Accuracy trade-off: You will lose some accuracy. A rule of thumb: you can typically hit 60-70% sparsity with <1% accuracy loss. Beyond that, accuracy degradation accelerates.
Hardware compatibility: Export to the inference framework you're actually using (ONNX Runtime, TensorFlow Lite, TensorRT). Sparsity support varies. Test on your target hardware.
Validation strategy: Prune on the full training set, validate on a held-out validation set. Use your real data distribution - synthetic benchmarks don't capture the nuances of production models.
Monitoring in production: Track model performance metrics continuously. If accuracy degrades beyond your threshold, you can either roll back to the previous model or trigger an emergency retraining cycle. Pruned models are sensitive to data drift, so your monitoring should be slightly more aggressive than normal.
Future-proofing: Plan for model evolution. Your pruning strategy should be flexible enough to adapt as you collect more data or shift to new domains. Storing pruning masks separately from model weights makes it easier to re-prune or experiment with different sparsity levels without retraining from scratch.

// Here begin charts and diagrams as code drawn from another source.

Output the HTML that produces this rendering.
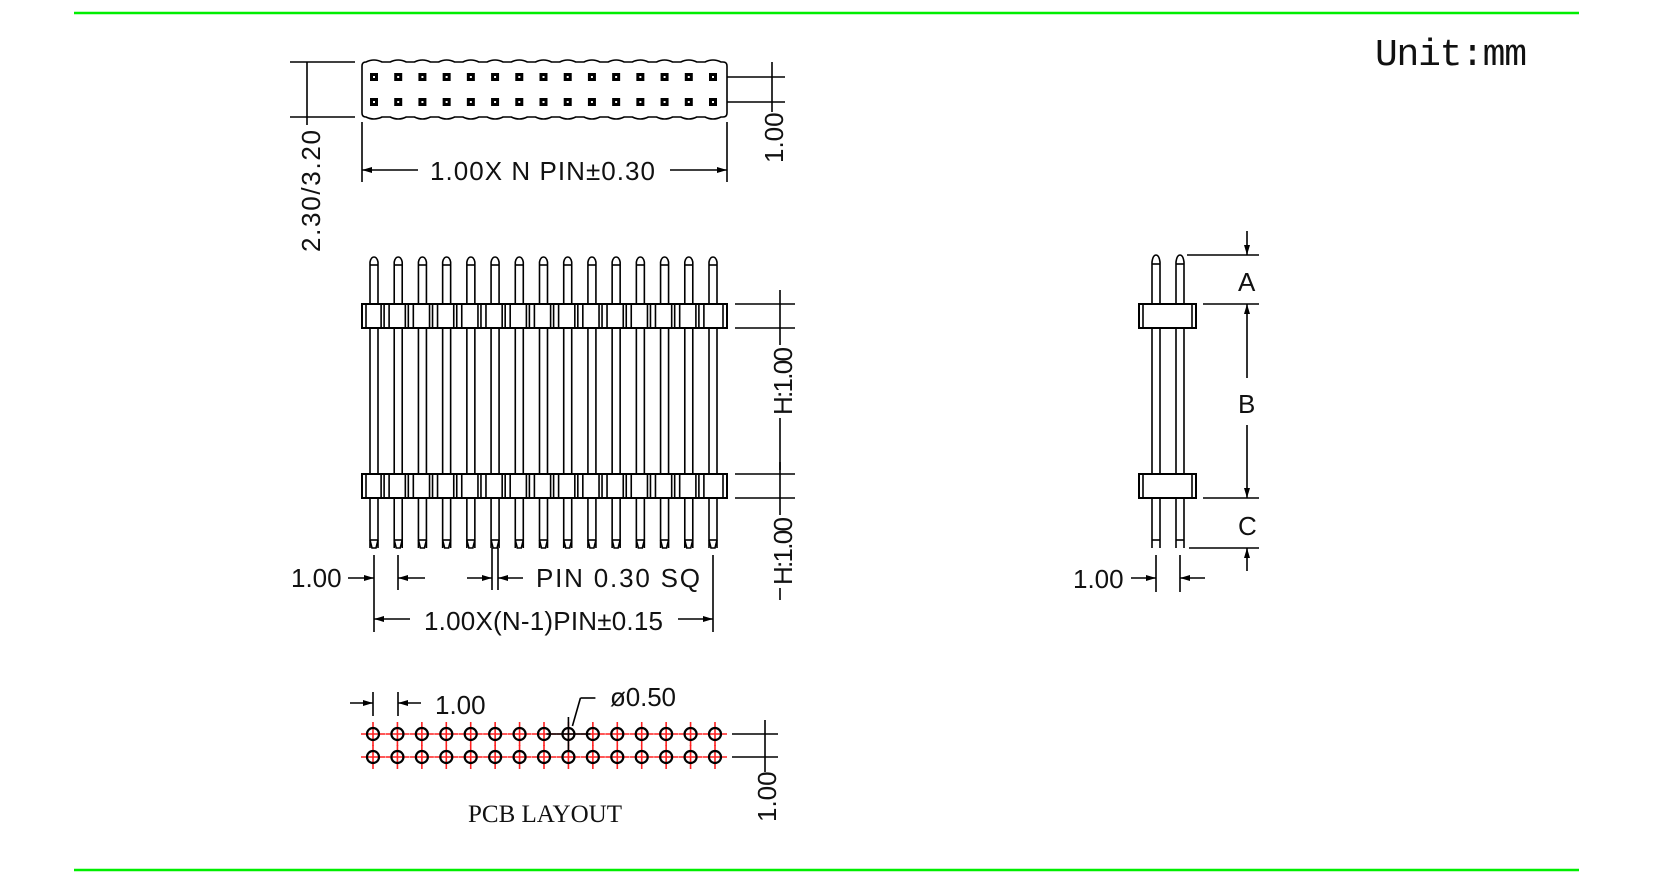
<!DOCTYPE html>
<html><head><meta charset="utf-8"><style>
html,body{margin:0;padding:0;background:#fff;}
svg{display:block;}
text{font-family:"Liberation Sans",sans-serif;fill:#111;}
</style></head><body>
<svg id="s" width="1654" height="881" viewBox="0 0 1654 881" xmlns="http://www.w3.org/2000/svg">
<defs>
<marker id="ar" viewBox="0 0 10 6" refX="10" refY="3" markerWidth="10" markerHeight="6" orient="auto" markerUnits="userSpaceOnUse"><path d="M0,0 L10,3 L0,6 z" fill="#000"/></marker>
</defs>
<line x1="74" y1="13" x2="1579" y2="13" stroke="#00ee00" stroke-width="2.5"/>
<line x1="74" y1="870" x2="1579" y2="870" stroke="#00ee00" stroke-width="2.5"/>
<text x="1375" y="65" style="font-family:'Liberation Mono',monospace;font-size:38px" textLength="152">Unit:mm</text>
<g id="g" stroke="#000" stroke-width="1.6" fill="none"></g>
<g font-size="26">
<text x="430" y="180" textLength="225">1.00X N PIN±0.30</text>
<text transform="translate(320,252) rotate(-90)" textLength="122">2.30/3.20</text>
<text transform="translate(783,163) rotate(-90)">1.00</text>
<text transform="translate(792,415) rotate(-90)" textLength="68">H:1.00</text>
<text transform="translate(792,585) rotate(-90)" textLength="68">H:1.00</text>
<text x="291" y="587">1.00</text>
<text x="536" y="587" textLength="164">PIN 0.30 SQ</text>
<text x="424" y="630" textLength="239">1.00X(N-1)PIN±0.15</text>
<text x="1238" y="291">A</text>
<text x="1238" y="413">B</text>
<text x="1238" y="535">C</text>
<text x="1073" y="588">1.00</text>
<text x="435" y="714">1.00</text>
<text x="610" y="706" textLength="66">ø0.50</text>
<text transform="translate(776,822) rotate(-90)">1.00</text>
</g>
<text x="468" y="822" style="font-family:'Liberation Serif',serif;font-size:25px">PCB LAYOUT</text>
</svg>
<script>
var g=document.getElementById('g'),NS="http://www.w3.org/2000/svg";
function el(t,a,p){var e=document.createElementNS(NS,t);for(var k in a)e.setAttribute(k,a[k]);(p||g).appendChild(e);return e;}
function L(x1,y1,x2,y2,o){var a={x1:x1,y1:y1,x2:x2,y2:y2};if(o)for(var k in o)a[k]=o[k];return el('line',a);}
function A(x1,y1,x2,y2){return L(x1,y1,x2,y2,{'marker-end':'url(#ar)'});}
function R(x,y,w,h,o){var a={x:x,y:y,width:w,height:h};if(o)for(var k in o)a[k]=o[k];return el('rect',a);}
var P=15,x0=374,dp=(713-374)/14;
var d="M366,62 ";
for(var i=0;i<P;i++){var cx=x0+i*dp;d+="L"+(cx-8)+",62 Q"+cx+",58 "+(cx+8)+",62 ";}
d+="L723,62 Q727,62 727,66 L727,113 Q727,117 723,117 ";
for(var i=P-1;i>=0;i--){var cx=x0+i*dp;d+="L"+(cx+8)+",117 Q"+cx+",121 "+(cx-8)+",117 ";}
d+="L366,117 Q362,117 362,113 L362,66 Q362,62 366,62 Z";
el('path',{d:d});
for(var i=0;i<P;i++){var cx=x0+i*dp;[77,102].forEach(function(y){R(cx-4,y-4,8,8,{fill:'#000',stroke:'none'});R(cx-1,y-1,2,2,{fill:'#fff',stroke:'none'});});}
L(290,62,355,62);L(290,117,355,117);L(307,62,307,125);
L(362,122,362,182);L(727,122,727,182);A(418,170,362,170);A(670,170,727,170);
L(727,77,785,77);L(727,102,785,102);L(772,62,772,112);
for(var i=0;i<P;i++){var cx=x0+i*dp;
el('path',{d:"M"+(cx-4)+",548 L"+(cx-4)+",262 Q"+(cx-3)+",257 "+cx+",257 Q"+(cx+3)+",257 "+(cx+4)+",262 L"+(cx+4)+",548"});
L(cx-4,540,cx+4,540);L(cx-4,265,cx+4,265);
el('path',{d:"M"+(cx-4)+",540 L"+(cx-2)+",548 L"+(cx+2)+",548 L"+(cx+4)+",540"});}
[304,474].forEach(function(y){R(362,y,365,24,{fill:'#fff','stroke-width':2});
for(var i=0;i<P;i++){var cx=x0+i*dp;
if(i<P-1){var gx=cx+dp/2;L(gx-5,y,gx-5,y+24);L(gx-2,y,gx-2,y+24);L(gx+3,y,gx+3,y+24);}}
L(366,y,366,y+24);L(723,y,723,y+24);});
[304,328,474,498].forEach(function(y){L(735,y,795,y);});
L(780,290,780,345);L(780,418,780,515);L(780,462,780,470);L(780,588,780,600);
L(374,555,374,632);L(398,555,398,590);A(348,578,374,578);A(425,578,398,578);
L(492,548,492,590);L(498,548,498,590);A(467,578,492,578);A(523,578,498,578);
L(713,555,713,632);A(410,619,374,619);A(678,619,713,619);
[1156,1180].forEach(function(cx){
el('path',{d:"M"+(cx-4)+",548 L"+(cx-4)+",262 Q"+(cx-3)+",255 "+cx+",255 Q"+(cx+3)+",255 "+(cx+4)+",262 L"+(cx+4)+",548"});
L(cx-4,540,cx+4,540);L(cx-4,264,cx+4,264);});
[304,474].forEach(function(y){R(1139,y,57,24,{fill:'#fff','stroke-width':2});L(1143,y,1143,y+24);L(1192,y,1192,y+24);});
L(1187,255,1259,255);L(1203,304,1259,304);L(1203,498,1259,498);L(1189,548,1259,548);
A(1247,231,1247,255);A(1247,378,1247,304);A(1247,425,1247,498);A(1247,571,1247,548);
L(1156,555,1156,592);L(1180,555,1180,592);A(1131,578,1156,578);A(1205,578,1180,578);
for(var i=0;i<P;i++){var cx=373+i*(715-373)/14;[734,757].forEach(function(y){
L(cx-12,y,cx+12,y,{stroke:'#ff2020'});L(cx,y-12,cx,y+12,{stroke:'#ff2020'});
el('circle',{cx:cx,cy:y,r:6,'stroke-width':2.2});});}
var c9=373+8*(715-373)/14;
L(c9-22,734,c9+22,734);L(c9,717,c9,750);L(c9+4,726,c9+12,698);L(c9+12,698,c9+27,698);
L(373,692,373,716);L(398,692,398,716);A(350,703,373,703);A(421,703,398,703);
L(732,734,778,734);L(732,757,778,757);L(765,720,765,772);
</script>
</body></html>
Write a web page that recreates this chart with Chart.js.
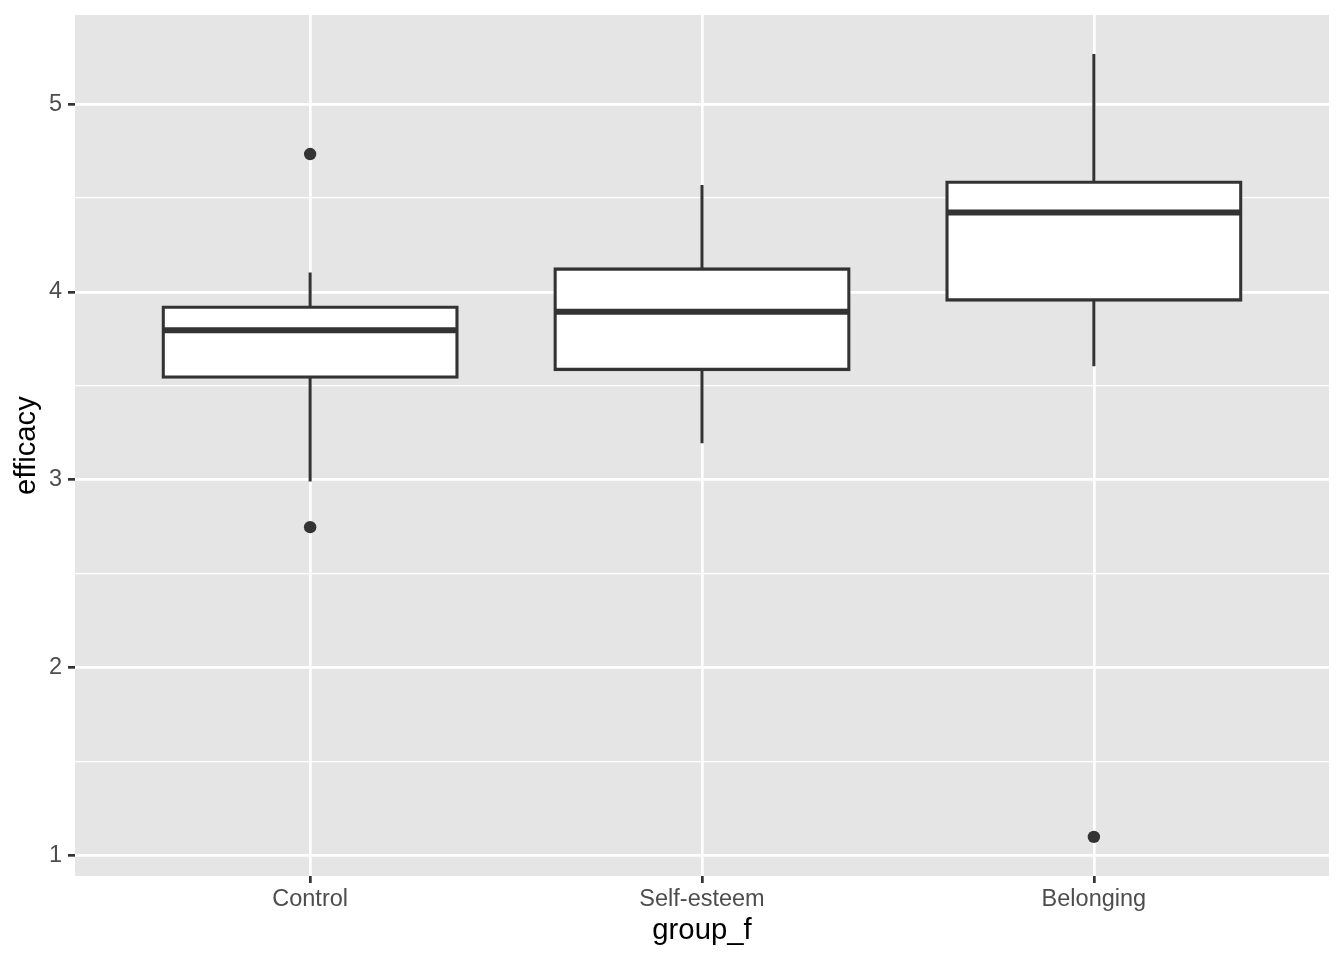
<!DOCTYPE html>
<html>
<head>
<meta charset="utf-8">
<script src="https://cdn.jsdelivr.net/npm/chart.js@4.4.1/dist/chart.umd.min.js"></script>
<style>
  html, body { margin: 0; padding: 0; background: #ffffff; }
  #wrap { width: 1344px; height: 960px; }
</style>
</head>
<body>
<div id="wrap"><canvas id="c" width="1344" height="960"></canvas></div>
<script>
// ---- data ----
const categories  = ['Control', 'Self-esteem', 'Belonging'];
const q1          = [3.546, 3.587, 3.957];
const medians     = [3.796, 3.894, 4.423];
const q3          = [3.919, 4.122, 4.584];
const whiskerLow  = [2.991, 3.195, 3.604];
const whiskerHigh = [4.104, 4.569, 5.266];
const outliers    = [[4.734, 2.748], [], [1.099]];
const yMajorTicks = [1, 2, 3, 4, 5];
const yMinorTicks = [1.5, 2.5, 3.5, 4.5];
const yLimits     = [0.891, 5.474];
const xLimits     = [0.4, 3.6];

// ---- styling constants ----
const BOX_WIDTH = 0.75;            // in x units (category spacing = 1)
const BOX_LINE = 3.3;
const INK = '#333333';
const FONT = '"Liberation Sans", Arial, Helvetica, sans-serif';

// ---- build datasets from the arrays ----
const xs = categories.map((_, i) => i + 1);

const boxData = xs.map((x, i) => ({ x: x, y: [q1[i], q3[i]] }));

const whiskerData = [];
xs.forEach((x, i) => {
  whiskerData.push({ x: x, y: q3[i] }, { x: x, y: whiskerHigh[i] }, { x: x, y: null });
  whiskerData.push({ x: x, y: q1[i] }, { x: x, y: whiskerLow[i] }, { x: x, y: null });
});

const medianData = [];
xs.forEach((x, i) => {
  medianData.push({ x: x - BOX_WIDTH / 2, y: medians[i] },
                  { x: x + BOX_WIDTH / 2, y: medians[i] },
                  { x: x, y: null });
});

const outlierData = [];
xs.forEach((x, i) => outliers[i].forEach(v => outlierData.push({ x: x, y: v })));

const panelBg = {
  id: 'panelBg',
  beforeDraw(chart) {
    const { ctx, chartArea: a } = chart;
    ctx.save();
    ctx.fillStyle = '#E5E5E5';
    ctx.fillRect(a.left, a.top, a.right - a.left, a.bottom - a.top);
    ctx.restore();
  }
};

new Chart(document.getElementById('c'), {
  type: 'bar',
  data: {
    datasets: [
      {
        type: 'line', label: 'median', data: medianData, order: 1,
        borderColor: INK, borderWidth: 6, pointRadius: 0, spanGaps: false,
        borderCapStyle: 'butt', fill: false
      },
      {
        type: 'scatter', label: 'outliers', data: outlierData, order: 1,
        pointRadius: 6.2, pointBackgroundColor: INK, pointBorderWidth: 0,
        pointHoverRadius: 6.2
      },
      {
        type: 'bar', label: 'box', data: boxData, order: 2,
        backgroundColor: '#FFFFFF', borderColor: INK, borderWidth: BOX_LINE,
        borderSkipped: false, barPercentage: BOX_WIDTH, categoryPercentage: 1,
        inflateAmount: BOX_LINE / 2   // centres the outline on the box edges
      },
      {
        type: 'line', label: 'whiskers', data: whiskerData, order: 3,
        borderColor: INK, borderWidth: 3, pointRadius: 0, spanGaps: false,
        borderCapStyle: 'butt', fill: false
      }
    ]
  },
  options: {
    responsive: false,
    animation: false,
    events: [],
    layout: { padding: { top: 15, right: 15, left: 0, bottom: 0 } },
    plugins: { legend: { display: false }, tooltip: { enabled: false } },
    scales: {
      x: {
        type: 'linear',
        offset: false,
        min: xLimits[0], max: xLimits[1],
        afterBuildTicks: s => { s.ticks = xs.map(v => ({ value: v })); },
        afterFit: s => { s.height = 84; s.paddingLeft = 0; s.paddingRight = 0; },
        grid: { offset: false, color: '#FFFFFF', lineWidth: 2.7, tickLength: 7, tickColor: INK, tickWidth: 2.7 },
        border: { display: false },
        ticks: {
          autoSkip: false, maxRotation: 0, padding: 2,
          color: '#4D4D4D', font: { family: FONT, size: 23.5 },
          callback: v => categories[Math.round(v) - 1]
        },
        title: {
          display: true, text: 'group_f', color: '#000000',
          font: { family: FONT, size: 29.3 }, padding: { top: 0, bottom: 12 }
        }
      },
      y: {
        type: 'linear',
        min: yLimits[0], max: yLimits[1],
        afterBuildTicks: s => {
          s.ticks = yMajorTicks.concat(yMinorTicks).sort((a, b) => a - b).map(v => ({ value: v }));
        },
        afterFit: s => { s.width = 75; s.paddingTop = 0; s.paddingBottom = 0; },
        grid: {
          color: '#FFFFFF',
          lineWidth: c => (yMajorTicks.includes(c.tick.value) ? 2.7 : 1.35),
          tickLength: 7,
          tickColor: c => (yMajorTicks.includes(c.tick.value) ? INK : 'rgba(0,0,0,0)'),
          tickWidth: 2.7
        },
        border: { display: false },
        ticks: {
          autoSkip: false, padding: 6,
          color: '#4D4D4D', font: { family: FONT, size: 23.5 },
          callback: v => (yMajorTicks.includes(v) ? String(v) : '')
        },
        title: {
          display: true, text: 'efficacy', color: '#000000',
          font: { family: FONT, size: 29.3 }, padding: { top: 9, bottom: 0 }
        }
      }
    }
  },
  plugins: [panelBg]
});
</script>
</body>
</html>
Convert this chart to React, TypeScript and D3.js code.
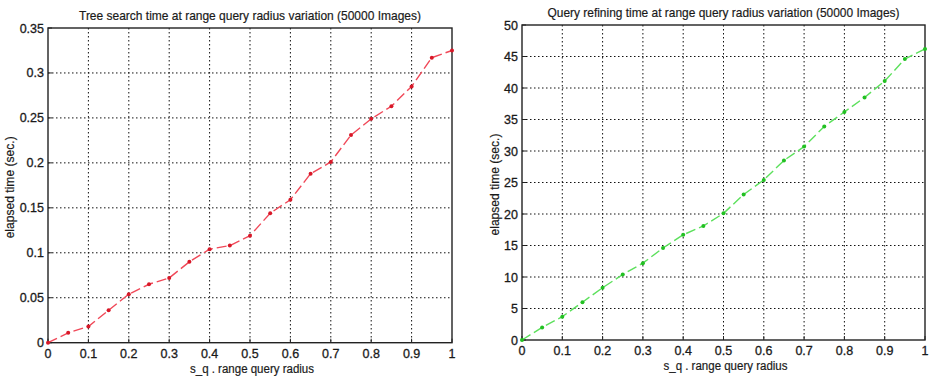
import { useEffect, useRef } from 'react';
import * as d3 from 'd3';

const radius = [0, 0.05, 0.1, 0.15, 0.2, 0.25, 0.3, 0.35, 0.4, 0.45, 0.5, 0.55, 0.6, 0.65, 0.7, 0.75, 0.8, 0.85, 0.9, 0.95, 1];
const treeSearch = [0, 0.011, 0.018, 0.036, 0.054, 0.065, 0.072, 0.09, 0.104, 0.108, 0.119, 0.144, 0.159, 0.188, 0.201, 0.231, 0.249, 0.263, 0.285, 0.317, 0.325];
const queryRefine = [0, 2.0, 3.7, 6.0, 8.3, 10.4, 12.2, 14.6, 16.7, 18.1, 20.1, 23.1, 25.4, 28.5, 30.7, 33.9, 36.2, 38.5, 41.1, 44.6, 46.2];
const xTicks = [0, 0.1, 0.2, 0.3, 0.4, 0.5, 0.6, 0.7, 0.8, 0.9, 1];
const yTicksLeft = [0, 0.05, 0.1, 0.15, 0.2, 0.25, 0.3, 0.35];
const yTicksRight = [0, 5, 10, 15, 20, 25, 30, 35, 40, 45, 50];

const FONT = "'Liberation Sans', Arial, sans-serif";

interface PanelProps {
	title: string;
	titleWidth: number;
	values: number[];
	yTicks: number[];
	box: [number, number, number, number]; // left, top, right, bottom
	lineColor: string;
	dotColor: string;
	yLabelX: number;
}

const Panel: React.FC<PanelProps> = ({ title, titleWidth, values, yTicks, box, lineColor, dotColor, yLabelX }) => {
	const ref = useRef<SVGGElement>(null);

	useEffect(() => {
		if (!ref.current) return;
		const g = d3.select(ref.current);
		g.selectAll('*').remove();

		const [x0, y0, x1, y1] = box;
		const x = d3.scaleLinear().domain([0, 1]).range([x0, x1]);
		const y = d3.scaleLinear().domain([0, yTicks[yTicks.length - 1]]).range([y1, y0]);
		const fmt = (v: number) => String(+v.toFixed(2));

		// dotted grid
		g.append('g')
			.selectAll('line')
			.data(xTicks.slice(1, -1))
			.join('line')
			.attr('x1', (d) => x(d)).attr('x2', (d) => x(d))
			.attr('y1', y0).attr('y2', y1)
			.attr('stroke', '#111').attr('stroke-width', 1)
			.attr('stroke-dasharray', '1.5,2.5');
		g.append('g')
			.selectAll('line')
			.data(yTicks.slice(1, -1))
			.join('line')
			.attr('y1', (d) => y(d)).attr('y2', (d) => y(d))
			.attr('x1', x0).attr('x2', x1)
			.attr('stroke', '#111').attr('stroke-width', 1)
			.attr('stroke-dasharray', '1.5,2.5');

		g.append('rect')
			.attr('x', x0).attr('y', y0)
			.attr('width', x1 - x0).attr('height', y1 - y0)
			.attr('fill', 'none').attr('stroke', '#222').attr('stroke-width', 1.4);

		// ticks point inward
		g.append('g').selectAll('line').data(xTicks).join('line')
			.attr('x1', (d) => x(d)).attr('x2', (d) => x(d))
			.attr('y1', y1).attr('y2', y1 - 4)
			.attr('stroke', '#222');
		g.append('g').selectAll('line').data(yTicks).join('line')
			.attr('y1', (d) => y(d)).attr('y2', (d) => y(d))
			.attr('x1', x0).attr('x2', x0 + 4)
			.attr('stroke', '#222');

		const label = (sel: d3.Selection<any, any, any, any>, size: number) =>
			sel.style('font-family', FONT).style('font-size', `${size}px`)
				.style('fill', '#1a1a1a').style('stroke', '#1a1a1a').style('stroke-width', 0.3);

		g.append('g').selectAll('text').data(xTicks).join('text')
			.attr('x', (d) => x(d)).attr('y', y1 + 15)
			.attr('text-anchor', 'middle')
			.call(label, 12.5)
			.text(fmt);
		g.append('g').selectAll('text').data(yTicks).join('text')
			.attr('x', x0 - 4).attr('y', (d) => y(d) + 4.5)
			.attr('text-anchor', 'end')
			.call(label, 12.5)
			.text(fmt);

		const line = d3.line<number>()
			.x((_, i) => x(radius[i]))
			.y((d) => y(d));
		g.append('path')
			.datum(values)
			.attr('d', line)
			.attr('fill', 'none')
			.attr('stroke', lineColor).attr('stroke-width', 1.4)
			.attr('stroke-dasharray', '10,4');
		g.append('g').selectAll('circle').data(values).join('circle')
			.attr('cx', (_, i) => x(radius[i])).attr('cy', (d) => y(d))
			.attr('r', 2)
			.attr('fill', dotColor);

		g.append('text')
			.attr('x', (x0 + x1) / 2).attr('y', y0 - 8)
			.attr('text-anchor', 'middle')
			.attr('textLength', titleWidth).attr('lengthAdjust', 'spacingAndGlyphs')
			.call(label, 13)
			.style('stroke-width', 0.2)
			.text(title);
		g.append('text')
			.attr('x', (x0 + x1) / 2 + 2).attr('y', y1 + 30)
			.attr('text-anchor', 'middle')
			.attr('textLength', 124).attr('lengthAdjust', 'spacingAndGlyphs')
			.call(label, 12.5)
			.style('stroke-width', 0.2)
			.text('s_q . range query radius');
		g.append('text')
			.attr('transform', `translate(${yLabelX}, ${(y0 + y1) / 2 + 2}) rotate(-90)`)
			.attr('text-anchor', 'middle')
			.attr('textLength', 102).attr('lengthAdjust', 'spacingAndGlyphs')
			.call(label, 12)
			.style('stroke-width', 0.2)
			.text('elapsed time (sec.)');
	}, [title, titleWidth, values, yTicks, box, lineColor, dotColor, yLabelX]);

	return <g ref={ref}></g>;
};

export default function App() {
	return (
		<div style={{ position: 'absolute', left: 0, top: 0 }}>
			<svg width={930} height={379} style={{ display: 'block', background: '#fff' }}>
				<Panel
					title='Tree search time at range query radius variation (50000 Images)'
					titleWidth={342}
					values={treeSearch}
					yTicks={yTicksLeft}
					box={[48, 28, 452, 342.7]}
					lineColor='#f04858'
					dotColor='#d81828'
					yLabelX={14}
				/>
				<Panel
					title='Query refining time at range query radius variation (50000 Images)'
					titleWidth={352}
					values={queryRefine}
					yTicks={yTicksRight}
					box={[522, 25, 925, 340]}
					lineColor='#5ce05c'
					dotColor='#22c022'
					yLabelX={499}
				/>
			</svg>
		</div>
	);
}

The Pruning Journey: From Research to Production
The evolution of pruning over the past five years reveals a maturation of the field. Early pruning work focused on one-shot approaches - prune and hope accuracy survives. The practical failure of that approach led to iterative pruning and sensitivity analysis. More recently, movement-based approaches have shown superior results for fine-tuning scenarios. The trajectory is clear: pruning is becoming more principled, less empirical, and more amenable to automation. Within a few years, we'll likely see pruning integrated directly into training loops as a standard technique, automatically adjusting sparsity based on real-time accuracy feedback.
The opportunity for practitioners is now. The techniques are well-understood, the tooling is mature, and the business case is clear. Companies that implement sophisticated pruning pipelines today will have a significant cost advantage in production serving tomorrow. The models trained with pruning in mind will be smaller, faster, and cheaper to run. And in a world where inference cost increasingly determines profitability, that advantage compounds.
Wrapping Up
Model pruning is no longer a nice-to-have optimization - it's essential infrastructure for competitive inference. The techniques have matured enough that you can reliably achieve 3-4x speedups with minimal accuracy loss. Start with structured approaches, validate aggressively, and scale from there.
The models you train tomorrow will be judged not just on accuracy, but on inference cost. Pruning is how you win that battle.